Dave Brower’s wife, Ann, once put a wise spin on this dilemma. “What we need,” she said, is “a cure for greedlock.”
Earth’s richest 1,000 individuals now control as much wealth as the poorest 2.5 billion people on the planet. This super elite uses its vast wealth to control the media, influence politicians, and bend laws to their favor. In the US, the wealthy dominate our government: 47 percent of US representatives are millionaires, as are 67 percent of US senators. The Center for Responsive Politics reports Congressional wealth has increased 11 percent between 2009 and 2011.
Not only is our economy out of balance with nature, our economy is also out of balance with the practical limits of physical and fiscal reality. As the Occupy movement has indelibly framed it, we are now a society divided not only by haves and have-nots, but we are a nation – and a world – divided into the 99 percent and the 1 percent.
Imagine if a tree were engineered like the US economy – with half of its mass centered in the top 10 percent of its height and 40 percent of its mass concentrated in the very topmost branches. Whether redwood or oak, such a tree would not be stable in a windstorm. It would be destined to topple. Of course, nature has better sense.
In 2011, the International Forum on Globalization (IFG) published a report called Outing the Oligarchy designed to focus public attention on “the ultra-rich individuals who benefit most from – and are most responsible for – the growing climate chaos that is destabilizing global ecosystems.” It defined them as “a small elite of powerful billionaires who profit from polluting the atmosphere by promoting government policies that support an unsustainable reliance on fossil fuels.”
The IFG report illustrated the growing rich-poor gap by visualizing a parade in which all the residents of Canada ambled down a city street on a single day. Let’s translate that vision to the US.
Imagine if everyone in America was invited to parade down Pennsylvania Avenue in Washington, DC. Imagine if the parade took just one hour. Imagine if the march began with the poorest people in the lead. Imagine if all the marchers’ income levels were indicated by their height. Here’s what such a parade would look like:
For the first 10 minutes, the lead marchers (those who survive on only a few thousands dollars a year) look like toddlers, barely a foot tall. Around 15 minutes into the parade, the marchers are not quite so poor: They now stand about three feet tall. This tide of half-sized adults continues for the next 25 minutes. Only after more than two-thirds of the population has surged down the parade route do we begin to see normal-sized marchers (those making an average income). For the next 10 minutes or so, the spectacle resembles a normal parade. Then things start to get really strange.

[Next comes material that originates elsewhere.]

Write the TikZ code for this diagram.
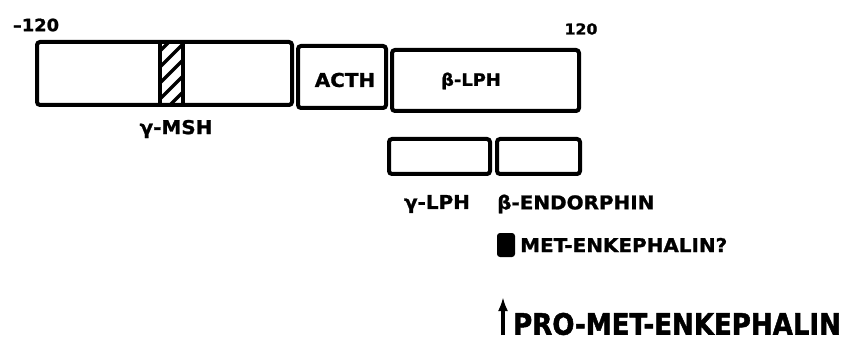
\documentclass[tikz,border=0pt]{standalone}
\usepackage{fontspec}
\usepackage{tikz}
\usetikzlibrary{arrows.meta}
\newfontfamily\lblfont{DejaVu Sans}[FakeStretch=1.05,FakeBold=1.2]
\newfontfamily\bigfont{DejaVu Sans}[FakeStretch=0.88,FakeBold=1.5]

\begin{document}
\begin{tikzpicture}[>=Latex,x=1pt,y=-1pt,
  seg/.style={line width=4pt,rounded corners=3pt},
  lbl/.style={inner sep=0pt,font=\lblfont\bfseries\fontsize{19}{19}\selectfont},
  bigl/.style={inner sep=0pt,font=\bigfont\bfseries\fontsize{29.6}{30}\selectfont}]
  \useasboundingbox (0,0) rectangle (844,350);
  % scale ends
  \node[lbl,font=\lblfont\bfseries\fontsize{17}{17}\selectfont] (lo) at (36,25) {–120};
  \node[lbl,font=\lblfont\bfseries\fontsize{15}{15}\selectfont] (hi) at (581,29) {120};
  % precursor: N-terminal part with hatched gamma-MSH strip
  \begin{scope}
    \clip (160,42) rectangle (183,105);
    \foreach \s in {0,16,...,96}{
      \draw[line width=3.5pt] (150,{105-\s+20}) -- (190,{105-\s-20});
    }
  \end{scope}
  \draw[seg] (37,42) rectangle (292,105);
  \draw[line width=3.5pt] (160,42) -- (160,105);
  \draw[line width=3.5pt] (183,42) -- (183,105);
  % ACTH and beta-LPH
  \draw[seg] (298,46) rectangle (386,108);
  \draw[seg] (392,50) rectangle (579,111);
  \node[lbl] (acth) at (345,80) {ACTH};
  \node[lbl,font=\lblfont\bfseries\fontsize{17}{17}\selectfont] (blph) at (471,81) {β-LPH};
  \node[lbl] (gmsh) at (176,129) {γ-MSH};
  % cleavage of beta-LPH
  \draw[seg] (389,139) rectangle (490,174);
  \draw[seg] (497,139) rectangle (580,174);
  \node[lbl] (glph) at (437,204) {γ-LPH};
  \node[lbl,anchor=west] (bend) at (497,204) {β-ENDORPHIN};
  % met-enkephalin
  \fill[rounded corners=3pt] (497,233) rectangle (515,257);
  \node[lbl,anchor=west] (menk) at (520,245) {MET-ENKEPHALIN?};
  \coordinate (pbot) at (503,335);
  \coordinate (ptop) at (503,297);
  \draw[line width=3.5pt,-{Latex[length=14pt,width=10pt]}] (pbot) -- (ptop);
  \node[bigl,anchor=west] (promenk) at (513,324) {PRO-MET-ENKEPHALIN};
\end{tikzpicture}
\end{document}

In the final 10 minutes, we start to see marchers who are wealthier than average: people who are seven, even eight feet tall. In the last six minutes, the marchers loom more than 14 feet tall. With 25 seconds left, the minority of super-rich marchers looks down from a height of more than 30 feet – nearly six times the size of the average marcher; 30 times the size of those who made up the first quarter of the parade.
In the closing seconds of this parade of wealth, the shoulders of some marchers extend thousands of feet into the sky – these are the plutocrats. Finally, bringing up the rear, in the very last second of the march, are the most powerful and dominant members of the power elite – a select band of Godzilla-like oligarchs who look down upon everyone else from an astonishing altitude of 8,000-plus-feet. No wonder the superrich seem so removed and aloof.
Just like the banking system, when something is “too big to fail” it becomes a danger to itself and others. Nature would never tolerate such a system. Nor should we.